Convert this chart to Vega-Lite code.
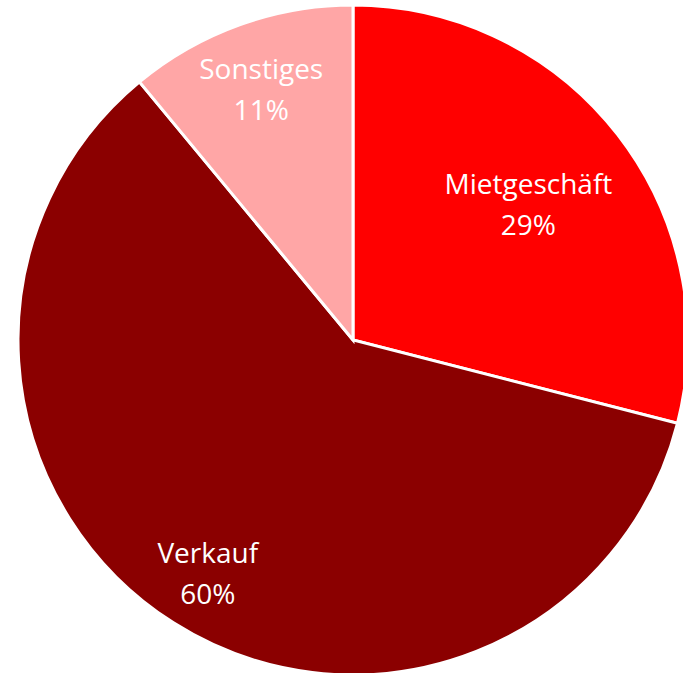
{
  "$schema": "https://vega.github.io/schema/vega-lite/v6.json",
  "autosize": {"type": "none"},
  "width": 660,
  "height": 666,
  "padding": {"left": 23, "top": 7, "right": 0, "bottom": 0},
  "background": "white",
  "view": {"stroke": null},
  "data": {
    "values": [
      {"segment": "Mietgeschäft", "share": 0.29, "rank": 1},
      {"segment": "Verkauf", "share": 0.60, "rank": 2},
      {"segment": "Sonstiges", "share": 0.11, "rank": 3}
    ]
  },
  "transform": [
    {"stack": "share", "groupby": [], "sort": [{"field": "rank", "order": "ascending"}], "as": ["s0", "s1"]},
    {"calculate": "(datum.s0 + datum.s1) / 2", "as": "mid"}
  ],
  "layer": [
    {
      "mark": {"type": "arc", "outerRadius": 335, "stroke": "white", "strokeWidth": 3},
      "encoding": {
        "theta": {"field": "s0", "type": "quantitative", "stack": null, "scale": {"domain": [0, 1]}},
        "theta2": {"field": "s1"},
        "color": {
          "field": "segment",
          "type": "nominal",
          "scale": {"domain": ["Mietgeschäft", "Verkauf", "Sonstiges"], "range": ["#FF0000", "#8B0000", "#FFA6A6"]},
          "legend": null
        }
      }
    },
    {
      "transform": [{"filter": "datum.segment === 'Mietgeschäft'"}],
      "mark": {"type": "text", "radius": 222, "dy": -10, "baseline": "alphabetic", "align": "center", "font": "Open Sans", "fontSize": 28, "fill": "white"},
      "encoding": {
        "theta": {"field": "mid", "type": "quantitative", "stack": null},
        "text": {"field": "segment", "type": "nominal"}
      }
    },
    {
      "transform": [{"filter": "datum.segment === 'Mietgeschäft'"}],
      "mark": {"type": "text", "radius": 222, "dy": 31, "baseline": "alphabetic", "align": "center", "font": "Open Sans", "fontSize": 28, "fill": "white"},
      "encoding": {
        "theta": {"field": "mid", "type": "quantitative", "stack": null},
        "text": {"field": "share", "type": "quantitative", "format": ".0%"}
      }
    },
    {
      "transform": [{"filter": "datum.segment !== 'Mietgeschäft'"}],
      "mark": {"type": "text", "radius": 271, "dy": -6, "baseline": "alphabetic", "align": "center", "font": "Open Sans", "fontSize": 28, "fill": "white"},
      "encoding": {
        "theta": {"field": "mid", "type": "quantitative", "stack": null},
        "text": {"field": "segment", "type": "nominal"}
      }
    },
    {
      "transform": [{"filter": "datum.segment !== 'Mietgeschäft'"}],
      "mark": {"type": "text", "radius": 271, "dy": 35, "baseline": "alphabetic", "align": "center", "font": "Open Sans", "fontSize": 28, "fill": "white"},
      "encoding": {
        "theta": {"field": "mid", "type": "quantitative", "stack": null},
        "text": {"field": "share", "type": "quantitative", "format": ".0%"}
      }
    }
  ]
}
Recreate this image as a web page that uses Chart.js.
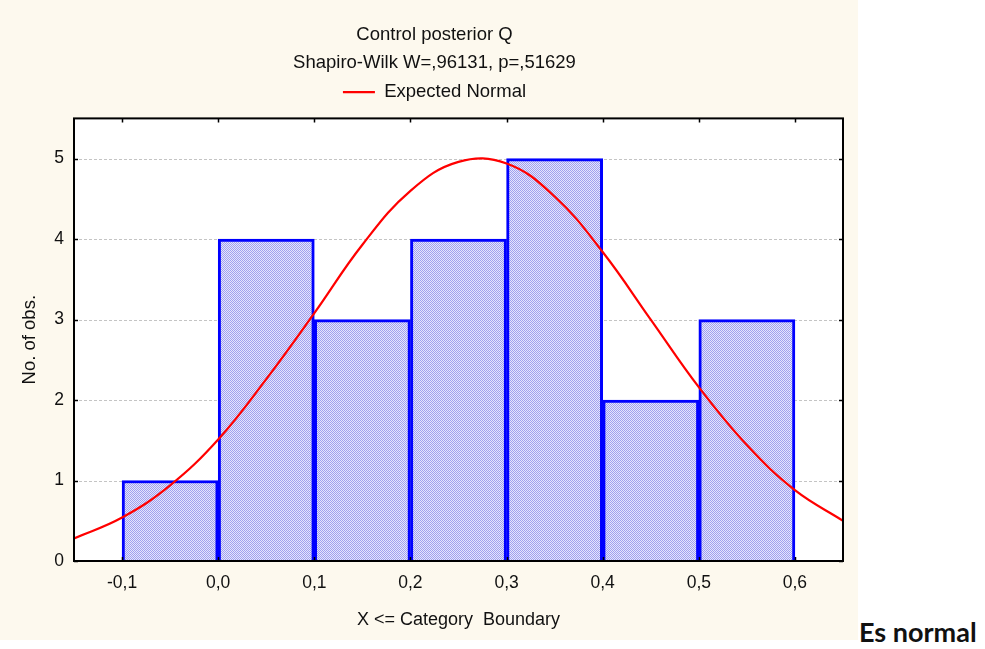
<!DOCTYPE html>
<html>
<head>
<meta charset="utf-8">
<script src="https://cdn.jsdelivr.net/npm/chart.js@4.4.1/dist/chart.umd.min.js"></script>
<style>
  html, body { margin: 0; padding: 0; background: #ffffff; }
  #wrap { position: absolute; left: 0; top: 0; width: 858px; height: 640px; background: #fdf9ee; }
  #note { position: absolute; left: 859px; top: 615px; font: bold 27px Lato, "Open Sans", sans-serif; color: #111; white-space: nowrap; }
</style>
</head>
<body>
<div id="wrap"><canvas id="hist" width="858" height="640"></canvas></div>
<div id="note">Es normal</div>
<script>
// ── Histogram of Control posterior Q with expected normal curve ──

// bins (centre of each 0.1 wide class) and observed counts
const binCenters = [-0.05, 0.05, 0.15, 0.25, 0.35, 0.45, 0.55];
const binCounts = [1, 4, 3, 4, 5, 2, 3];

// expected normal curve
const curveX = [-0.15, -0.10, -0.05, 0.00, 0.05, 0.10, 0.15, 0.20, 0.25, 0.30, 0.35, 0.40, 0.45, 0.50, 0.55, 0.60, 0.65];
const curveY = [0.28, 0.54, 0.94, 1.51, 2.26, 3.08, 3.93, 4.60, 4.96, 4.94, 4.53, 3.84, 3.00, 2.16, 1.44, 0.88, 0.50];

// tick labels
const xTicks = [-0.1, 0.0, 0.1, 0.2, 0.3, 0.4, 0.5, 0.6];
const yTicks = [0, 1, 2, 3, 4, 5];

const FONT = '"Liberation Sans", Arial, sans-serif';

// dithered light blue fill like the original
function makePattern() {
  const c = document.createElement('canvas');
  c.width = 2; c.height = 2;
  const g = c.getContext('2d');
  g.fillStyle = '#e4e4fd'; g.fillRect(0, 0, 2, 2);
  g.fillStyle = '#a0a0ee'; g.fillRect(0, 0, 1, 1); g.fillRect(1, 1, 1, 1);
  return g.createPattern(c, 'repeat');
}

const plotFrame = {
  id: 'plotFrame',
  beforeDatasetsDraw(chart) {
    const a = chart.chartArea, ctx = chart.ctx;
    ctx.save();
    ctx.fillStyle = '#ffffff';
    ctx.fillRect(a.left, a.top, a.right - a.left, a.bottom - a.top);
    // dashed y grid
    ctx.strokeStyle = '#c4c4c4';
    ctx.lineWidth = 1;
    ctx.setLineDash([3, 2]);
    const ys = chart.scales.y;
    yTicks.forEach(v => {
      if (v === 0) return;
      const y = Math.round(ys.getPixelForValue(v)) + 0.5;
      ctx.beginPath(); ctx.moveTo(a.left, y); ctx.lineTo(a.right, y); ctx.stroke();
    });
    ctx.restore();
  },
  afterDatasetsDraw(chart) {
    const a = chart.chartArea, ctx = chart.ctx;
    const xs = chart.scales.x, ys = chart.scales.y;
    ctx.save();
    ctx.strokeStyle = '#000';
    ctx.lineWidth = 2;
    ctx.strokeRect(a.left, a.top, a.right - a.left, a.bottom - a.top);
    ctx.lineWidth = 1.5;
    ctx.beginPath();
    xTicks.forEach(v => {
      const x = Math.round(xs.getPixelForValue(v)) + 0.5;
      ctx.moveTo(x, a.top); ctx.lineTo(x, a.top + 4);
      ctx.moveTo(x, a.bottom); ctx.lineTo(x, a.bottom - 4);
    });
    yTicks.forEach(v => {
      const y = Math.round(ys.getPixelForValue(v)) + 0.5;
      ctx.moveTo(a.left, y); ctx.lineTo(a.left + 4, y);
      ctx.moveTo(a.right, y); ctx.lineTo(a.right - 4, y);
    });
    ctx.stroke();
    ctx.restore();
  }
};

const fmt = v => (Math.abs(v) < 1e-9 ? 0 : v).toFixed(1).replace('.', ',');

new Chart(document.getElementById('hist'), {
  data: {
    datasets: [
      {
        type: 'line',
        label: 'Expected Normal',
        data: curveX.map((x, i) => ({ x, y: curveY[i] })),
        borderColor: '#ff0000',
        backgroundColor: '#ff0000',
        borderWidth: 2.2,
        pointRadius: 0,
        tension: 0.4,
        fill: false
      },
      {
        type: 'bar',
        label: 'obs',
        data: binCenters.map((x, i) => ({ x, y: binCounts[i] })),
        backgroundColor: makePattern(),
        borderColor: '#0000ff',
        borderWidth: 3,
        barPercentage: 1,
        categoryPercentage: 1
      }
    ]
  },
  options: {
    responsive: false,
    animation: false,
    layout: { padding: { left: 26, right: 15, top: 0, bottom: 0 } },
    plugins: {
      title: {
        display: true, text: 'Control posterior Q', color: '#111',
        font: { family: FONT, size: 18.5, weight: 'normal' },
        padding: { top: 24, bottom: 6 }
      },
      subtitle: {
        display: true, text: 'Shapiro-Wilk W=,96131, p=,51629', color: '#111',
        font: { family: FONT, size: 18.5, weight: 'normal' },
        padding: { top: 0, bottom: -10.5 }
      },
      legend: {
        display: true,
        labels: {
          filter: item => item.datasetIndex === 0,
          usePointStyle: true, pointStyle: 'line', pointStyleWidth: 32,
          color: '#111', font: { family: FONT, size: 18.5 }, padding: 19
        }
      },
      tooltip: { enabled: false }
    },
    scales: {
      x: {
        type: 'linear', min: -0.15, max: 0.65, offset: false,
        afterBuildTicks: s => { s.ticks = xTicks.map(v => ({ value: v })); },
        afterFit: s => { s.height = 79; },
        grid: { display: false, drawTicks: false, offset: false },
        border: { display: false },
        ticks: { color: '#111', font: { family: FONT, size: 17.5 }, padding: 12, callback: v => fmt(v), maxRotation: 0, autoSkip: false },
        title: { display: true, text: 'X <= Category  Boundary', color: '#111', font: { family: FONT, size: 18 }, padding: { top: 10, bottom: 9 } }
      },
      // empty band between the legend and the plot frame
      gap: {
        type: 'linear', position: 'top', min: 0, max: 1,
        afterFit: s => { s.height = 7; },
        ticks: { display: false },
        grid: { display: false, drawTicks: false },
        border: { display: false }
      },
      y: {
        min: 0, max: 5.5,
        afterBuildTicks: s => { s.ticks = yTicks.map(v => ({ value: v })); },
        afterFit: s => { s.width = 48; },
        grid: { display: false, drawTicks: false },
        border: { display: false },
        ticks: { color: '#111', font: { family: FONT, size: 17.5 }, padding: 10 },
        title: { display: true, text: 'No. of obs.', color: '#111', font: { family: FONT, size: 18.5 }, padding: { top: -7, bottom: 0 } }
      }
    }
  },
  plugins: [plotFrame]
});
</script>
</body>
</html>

### Task objective
Scan the listing above and copy all lines containing the word "this".

### Full output
Convert this chart to Vega-Lite code.
Recreate this image as a web page that uses Chart.js.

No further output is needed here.